Nell’ambito del cinema italiano, in che misura è possibile proporre delle nuove idee e quanto invece si deve venire a patti con i produttori e i gusti del grande pubblico?

Bisogna essere sinceri, artisticamente sinceri. Da vergini è facile dirlo all’inizio, ma nelle tue cose, grandi o piccole, low cost o multimilionarie, devi esserci tu, la tua storia, e il modo di raccontarla. Se menti, sei un commerciante. E se menti, lo sai solo tu.

Non può mancare una considerazione per l’oscar di Paolo Sorrentino…

Si è detto tanto e forse anche troppo, a noi è piaciuto e quella notte siamo stati due ultras. Ma questo non conta. Conta che comunque la si guardi è un po’ d’aria per chi, a tutti i livelli, vuole fare arte in Italia. Tra l’altro, siamo molto legati a “La Grande Bellezza”, perché, per un regalo bellissimo del fato, la nostra prima proiezione romana seguì, all’Isola Tiberina, proprio il film di Sorrentino. Per noi la Bellezza è stata anche questa.

Il David di Donatello è uno dei premi artistici nazionali più importanti. Cosa si prova ad essere inseriti tra i possibili vincitori della statuetta?

Chiaramente essere in una lista del genere è inebriante. Una lista, per di più, così lunga, che già di per sé è una bella notizia per il Paese. Ma in realtà, vuol dire due cose: esserci ed aver fatto. Per gli anni a venire non possiamo che augurarci una cosa migliore di queste due.

Prossimi progetti? Il sogno nel cassetto?
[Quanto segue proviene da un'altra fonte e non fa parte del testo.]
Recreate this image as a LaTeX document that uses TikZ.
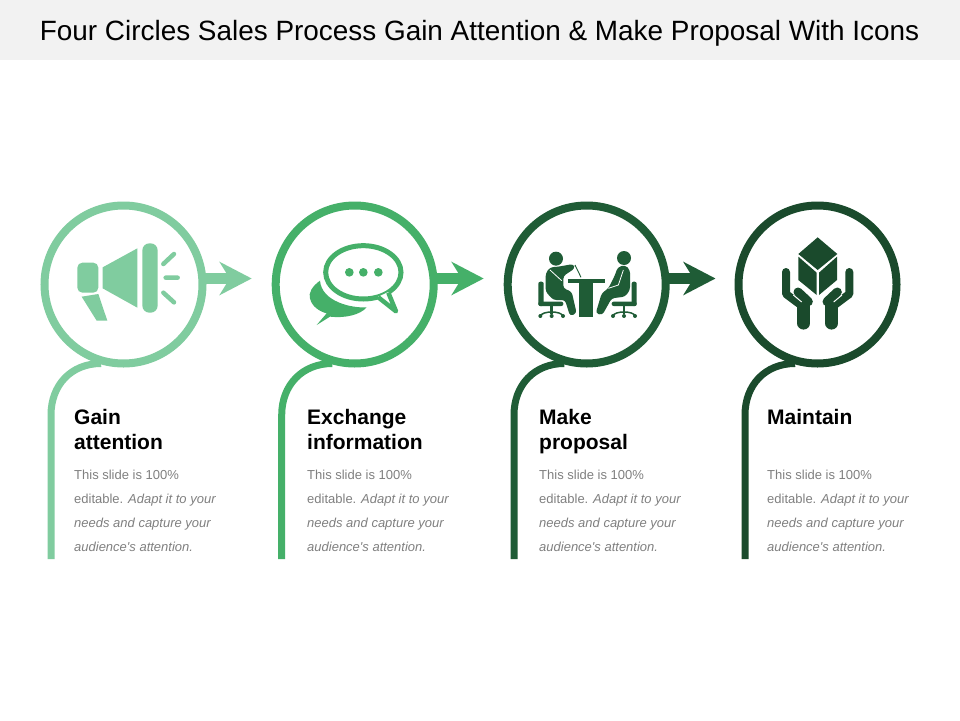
\documentclass[tikz,border=0pt]{standalone}
\usepackage{fontspec}
\setmainfont{Liberation Sans}
\newfontfamily\bodyfont{Liberation Sans}
\usetikzlibrary{arrows.meta,calc}
\pgfdeclarelayer{base}
\pgfdeclarelayer{behind}
\pgfsetlayers{base,behind,main}
\definecolor{cA}{HTML}{80CC9F}
\definecolor{cB}{HTML}{45B069}
\definecolor{cC}{HTML}{1F5C36}
\definecolor{cD}{HTML}{1A4A2C}
\tikzset{
  ring/.style={circle,draw=#1,line width=8pt,fill=white,minimum size=158pt,inner sep=0pt},
  tailline/.style={draw=#1,line width=7pt},
  flow/.style={draw=#1,line width=11pt,-{Stealth[length=32pt,width=33pt,inset=10pt,#1]}},
  heading/.style={anchor=north west,inner sep=0pt,align=left,font=\fontsize{21}{25}\selectfont\bfseries,text=black},
  bodytext/.style={anchor=north west,inner sep=0pt,align=left,font=\bodyfont\fontsize{13}{24}\selectfont,text=black!50},
  icon/.style={x=0.33333pt,y=-0.33333pt},
}
\begin{document}
\begin{tikzpicture}[x=1pt,y=-1pt]
\useasboundingbox (0,0) rectangle (960,720);
\begin{pgfonlayer}{base}
\fill[white] (0,0) rectangle (960,720);
\fill[black!5] (0,0) rectangle (960,60);
\end{pgfonlayer}
\node[font=\fontsize{27.9}{30}\selectfont,text=black] (title) at (479.5,33) {Four Circles Sales Process Gain Attention \& Make Proposal With Icons};

% rings
\node[ring=cA] (c1) at (123.5,284.5) {};
\node[ring=cB] (c2) at (354.7,284.5) {};
\node[ring=cC] (c3) at (586.7,284.5) {};
\node[ring=cD] (c4) at (817.5,284.5) {};

\begin{pgfonlayer}{behind}
% arrows
\coordinate (t1) at (251.7,278.5);
\coordinate (t2) at (483.7,278.5);
\coordinate (t3) at (715.5,278.5);
\draw[flow=cA] (c1 |- t1) -- (t1);
\draw[flow=cB] (c2 |- t2) -- (t2);
\draw[flow=cC] (c3 |- t3) -- (t3);

% tails
\foreach \n/\x/\col in {1/51/cA,2/281.7/cB,3/514/cC,4/745/cD}{
  \coordinate (e\n) at (\x,559);
  \draw[tailline=\col] (e\n) -- ++(0,-144) .. controls ++(0,-30) and ($(c\n.250)+(-24,1)$) .. ($(c\n.250)+(6,1)$);
}
\end{pgfonlayer}

% megaphone
\begin{scope}[icon,xshift=30pt,yshift=-190pt]
  \fill[cA,rounded corners=5pt] (142,218) rectangle (205,308);
  \fill[cA] (218,232) -- (322,175) -- (322,353) -- (218,295) -- cycle;
  \fill[cA,rounded corners=7pt] (337,160) rectangle (383,368);
  \fill[cA] (155,320) -- (205,312) -- (232,392) -- (200,392) -- cycle;
  \draw[cA,line width=4.5pt,line cap=round] (400,222) -- (432,192) (407,263) -- (443,263) (400,308) -- (432,337);
\end{scope}

% chat bubbles
\begin{scope}[icon,xshift=265pt,yshift=-190pt]
  \fill[cB] (165,272) .. controls (140,290) and (130,310) .. (135,325) .. controls (140,350) and (165,365) .. (185,370)
    -- (155,405) -- (195,380) .. controls (240,385) and (285,375) .. (305,352)
    .. controls (260,355) and (170,335) .. (165,272) -- cycle;
  \draw[cB,line width=5pt,fill=white] (295,247) ellipse [x radius=113, y radius=80];
  \fill[white] (340,320) -- (393,365) -- (370,306) -- cycle;
  \draw[cB,line width=4.5pt,line join=round] (340,322) -- (393,364) -- (370,308);
  \fill[cB] (253,247) circle [radius=13] (295,247) circle [radius=13] (340,247) circle [radius=13];
\end{scope}

% meeting
\begin{scope}[icon,xshift=495pt,yshift=-190pt]
  \fill[cC] (183,206) circle [radius=21] (387,204) circle [radius=21];
  \fill[cC] (218,268) rectangle (330,280);
  \fill[cC] (252,275) rectangle (295,382);
  \fill[cC,rounded corners=3pt] (152,250) -- (165,232) -- (190,230) -- (235,222) -- (240,235) -- (205,258) -- (205,295) -- (230,305) -- (245,370) -- (225,378) -- (210,330) -- (175,330) -- (152,305) -- cycle;
  \draw[white,line width=0.8pt] (165,240) -- (200,272);
  \draw[cC,line width=0.9pt] (240,225) -- (258,262);
  \fill[cC,rounded corners=2pt] (130,275) rectangle (146,348);
  \fill[cC,rounded corners=2pt] (130,335) rectangle (205,348);
  \fill[cC] (166,348) rectangle (174,372);
  \draw[cC,line width=1.5pt] (137,378) .. controls (140,362) and (200,362) .. (203,378);
  \fill[cC] (136,378) circle [radius=6] (170,378) circle [radius=6] (204,378) circle [radius=6];
  \fill[cC,rounded corners=3pt] (368,232) -- (390,225) -- (405,240) -- (405,300) -- (390,320) -- (350,325) -- (322,375) -- (302,370) -- (320,310) -- (340,295) -- (360,255) -- cycle;
  \draw[white,line width=0.8pt] (385,240) -- (370,285) -- (340,295);
  \fill[cC,rounded corners=2pt] (410,275) rectangle (425,348);
  \fill[cC,rounded corners=2pt] (350,335) rectangle (425,348);
  \fill[cC] (383,348) rectangle (391,372);
  \draw[cC,line width=1.5pt] (354,378) .. controls (357,362) and (417,362) .. (420,378);
  \fill[cC] (354,378) circle [radius=6] (387,378) circle [radius=6] (420,378) circle [radius=6];
\end{scope}

% hands and box
\begin{scope}[icon,xshift=725pt,yshift=-190pt]
  \fill[cD] (278,142) -- (337,192) -- (278,240) -- (220,192) -- cycle;
  \fill[cD] (220,200) -- (275,248) -- (275,315) -- (220,270) -- cycle;
  \fill[cD] (336,200) -- (282,248) -- (282,315) -- (336,270) -- cycle;
  \foreach \m/\o in {1/0,-1/556}{
    \begin{scope}[xshift=\o*0.33333pt,x=\m*0.33333pt]
      \draw[cD,line width=8pt,line cap=round,line join=round] (183,246) -- (183,312) -- (234,350);
      \draw[cD,line width=12.5pt,line cap=round] (236,345) -- (236,400);
      \draw[cD,line width=9pt,line cap=round] (219,306) -- (250,335);
      \draw[white,line width=1pt] (205,315) -- (230,336);
    \end{scope}
  }
\end{scope}

% texts
\node[heading] (h1) at (74,409.5) {Gain\\attention};
\node[heading] (h2) at (307,409.5) {Exchange\\information};
\node[heading] (h3) at (539,409.5) {Make\\proposal};
\node[heading] (h4) at (767,409.5) {Maintain};
\node[bodytext] (b1) at (74,469.5) {This slide is 100\%\\editable. \textit{Adapt it to your}\\\textit{needs and capture your}\\\textit{audience's attention.}};
\node[bodytext] (b2) at (307,469.5) {This slide is 100\%\\editable. \textit{Adapt it to your}\\\textit{needs and capture your}\\\textit{audience's attention.}};
\node[bodytext] (b3) at (539,469.5) {This slide is 100\%\\editable. \textit{Adapt it to your}\\\textit{needs and capture your}\\\textit{audience's attention.}};
\node[bodytext] (b4) at (767,469.5) {This slide is 100\%\\editable. \textit{Adapt it to your}\\\textit{needs and capture your}\\\textit{audience's attention.}};
\end{tikzpicture}
\end{document}
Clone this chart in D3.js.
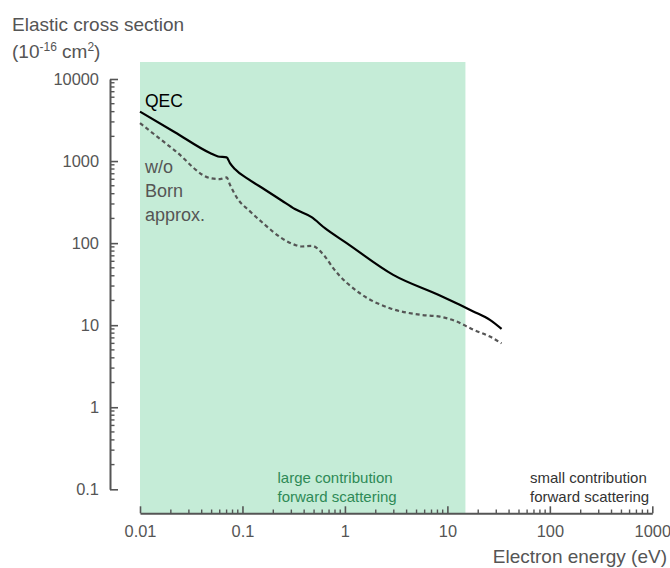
<!DOCTYPE html>
<html>
<head>
<meta charset="utf-8">
<script src="https://cdn.jsdelivr.net/npm/d3@7"></script>
<style>
  body { margin: 0; background: #fff; }
  text { font-family: "Liberation Sans", Arial, sans-serif; }
</style>
</head>
<body>
<div id="chart"></div>
<script>
// energies (eV) and cross sections (1e-16 cm2)
var qecEnergy = [0.01, 0.0219, 0.0482, 0.0577, 0.0701, 0.0755, 0.0843, 0.114, 0.166, 0.241, 0.325, 0.473, 0.638, 1.04, 2.96, 8.45, 13.2, 17.9, 26.0, 33.8];
var qecValue  = [4000, 2244, 1253, 1138, 1107, 946, 798, 603, 447, 331, 260, 207, 152, 100, 41, 23.0, 17.7, 14.7, 11.6, 9.0];

var bornEnergy = [0.01, 0.0219, 0.0482, 0.0603, 0.0701, 0.0755, 0.091, 0.114, 0.166, 0.241, 0.325, 0.378, 0.473, 0.638, 0.769, 1.40, 2.75, 5.40, 8.45, 12.3, 17.9, 26.0, 33.8];
var bornValue  = [2900, 1343, 621, 603, 631, 514, 338, 255, 167, 115, 95.3, 91, 92.7, 68.7, 49.5, 24.5, 16.1, 13.4, 12.7, 11.1, 8.8, 7.26, 6.0];

var xTicks = [0.01, 0.1, 1, 10, 100, 1000];
var xTickLabels = ["0.01", "0.1", "1", "10", "100", "1000"];
var yTicks = [0.1, 1, 10, 100, 1000, 10000];
var yTickLabels = ["0.1", "1", "10", "100", "1000", "10000"];
var regionEnergy = [0.01, 15];

var width = 670, height = 568;

var svg = d3.select("#chart").append("svg")
  .attr("width", width)
  .attr("height", height);

var x = d3.scaleLog().domain([0.01, 1000]).range([140, 652.3]);
var y = d3.scaleLog().domain([0.1, 10000]).range([489.3, 79]);

// shaded region
svg.append("rect")
  .attr("x", x(regionEnergy[0]))
  .attr("y", 62)
  .attr("width", x(regionEnergy[1]) - x(regionEnergy[0]))
  .attr("height", 513.3 - 62)
  .attr("fill", "#c5ecd7");

// minor ticks
function minors(lo, hi) {
  var out = [];
  for (var e = Math.log10(lo); e < Math.log10(hi); e++) {
    for (var k = 2; k <= 9; k++) out.push(k * Math.pow(10, e));
  }
  return out;
}

var axisColor = "#555";

// y axis
var yAxis = svg.append("g")
  .attr("transform", "translate(110,0)")
  .call(d3.axisLeft(y).tickValues(yTicks)
    .tickFormat(function(d, i) { return yTickLabels[i]; })
    .tickSizeInner(-8).tickSizeOuter(0).tickPadding(11));
yAxis.select(".domain").attr("stroke", axisColor).attr("stroke-width", 2);
yAxis.selectAll(".tick line").attr("stroke", axisColor).attr("stroke-width", 1.6);
yAxis.selectAll("text").attr("fill", axisColor).style("font-size", "16.4px")
  .style("font-family", "'Liberation Sans', Arial, sans-serif");

svg.append("g").selectAll("line")
  .data(minors(0.1, 10000))
  .enter().append("line")
    .attr("x1", 110).attr("x2", 114.5)
    .attr("y1", function(d) { return y(d); })
    .attr("y2", function(d) { return y(d); })
    .attr("stroke", axisColor).attr("stroke-width", 1.4);

// x axis
var xAxis = svg.append("g")
  .attr("transform", "translate(0,513.3)")
  .call(d3.axisBottom(x).tickValues(xTicks)
    .tickFormat(function(d, i) { return xTickLabels[i]; })
    .tickSizeInner(-7).tickSizeOuter(0).tickPadding(12));
xAxis.select(".domain").attr("stroke", axisColor).attr("stroke-width", 2);
xAxis.selectAll(".tick line").attr("stroke", axisColor).attr("stroke-width", 1.6);
xAxis.selectAll("text").attr("fill", axisColor).style("font-size", "16.4px")
  .style("font-family", "'Liberation Sans', Arial, sans-serif");

svg.append("g").selectAll("line")
  .data(minors(0.01, 1000))
  .enter().append("line")
    .attr("y1", 513.3).attr("y2", 509.5)
    .attr("x1", function(d) { return x(d); })
    .attr("x2", function(d) { return x(d); })
    .attr("stroke", axisColor).attr("stroke-width", 1.4);

// curves
var line = d3.line()
  .x(function(d) { return x(d[0]); })
  .y(function(d) { return y(d[1]); })
  .curve(d3.curveMonotoneX);

svg.append("path")
  .datum(d3.zip(bornEnergy, bornValue))
  .attr("d", line)
  .attr("fill", "none")
  .attr("stroke", "#555")
  .attr("stroke-width", 2.2)
  .attr("stroke-dasharray", "4,3");

svg.append("path")
  .datum(d3.zip(qecEnergy, qecValue))
  .attr("d", line)
  .attr("fill", "none")
  .attr("stroke", "#000")
  .attr("stroke-width", 2.2);

// titles
svg.append("text").attr("x", 12).attr("y", 31)
  .attr("fill", "#555").style("font-size", "19px")
  .text("Elastic cross section");

var unit = svg.append("text").attr("x", 12).attr("y", 58)
  .attr("fill", "#555").style("font-size", "19px");
unit.append("tspan").text("(10");
unit.append("tspan").attr("dy", -7).style("font-size", "12px").text("-16");
unit.append("tspan").attr("dy", 7).text(" cm");
unit.append("tspan").attr("dy", -7).style("font-size", "12px").text("2");
unit.append("tspan").attr("dy", 7).text(")");

svg.append("text").attr("x", 667).attr("y", 563)
  .attr("text-anchor", "end")
  .attr("fill", "#555").style("font-size", "19px")
  .text("Electron energy (eV)");

// curve labels
svg.append("text").attr("x", 145).attr("y", 106.5)
  .attr("fill", "#000").style("font-size", "17.5px")
  .text("QEC");

["w/o", "Born", "approx."].forEach(function(t, i) {
  svg.append("text").attr("x", 145).attr("y", 172.7 + i * 24)
    .attr("fill", "#555").style("font-size", "18px")
    .text(t);
});

// region labels
["large contribution", "forward scattering"].forEach(function(t, i) {
  svg.append("text").attr("x", 277.5).attr("y", 482.5 + i * 19)
    .attr("fill", "#2e8a56").style("font-size", "15px")
    .text(t);
});
["small contribution", "forward scattering"].forEach(function(t, i) {
  svg.append("text").attr("x", 530).attr("y", 482.5 + i * 19)
    .attr("fill", "#333").style("font-size", "15px")
    .text(t);
});
</script>
</body>
</html>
I progetti sono tanti. Soprattutto in ambito letterario, dove, per fortuna, di scrivere non ne ho mai abbastanza. Sceneggiature in cantiere, anche a quattro mani, e qualche esperimento favolistico rivolto non solo ai più piccoli. Sulla carta mi piace pensare che tutto sarà possibile, perché fortunatamente sognare non costa ancora niente, e almeno in questa fase siamo tutti sulla stessa barca, e almeno questo, nessuno può portarcelo via.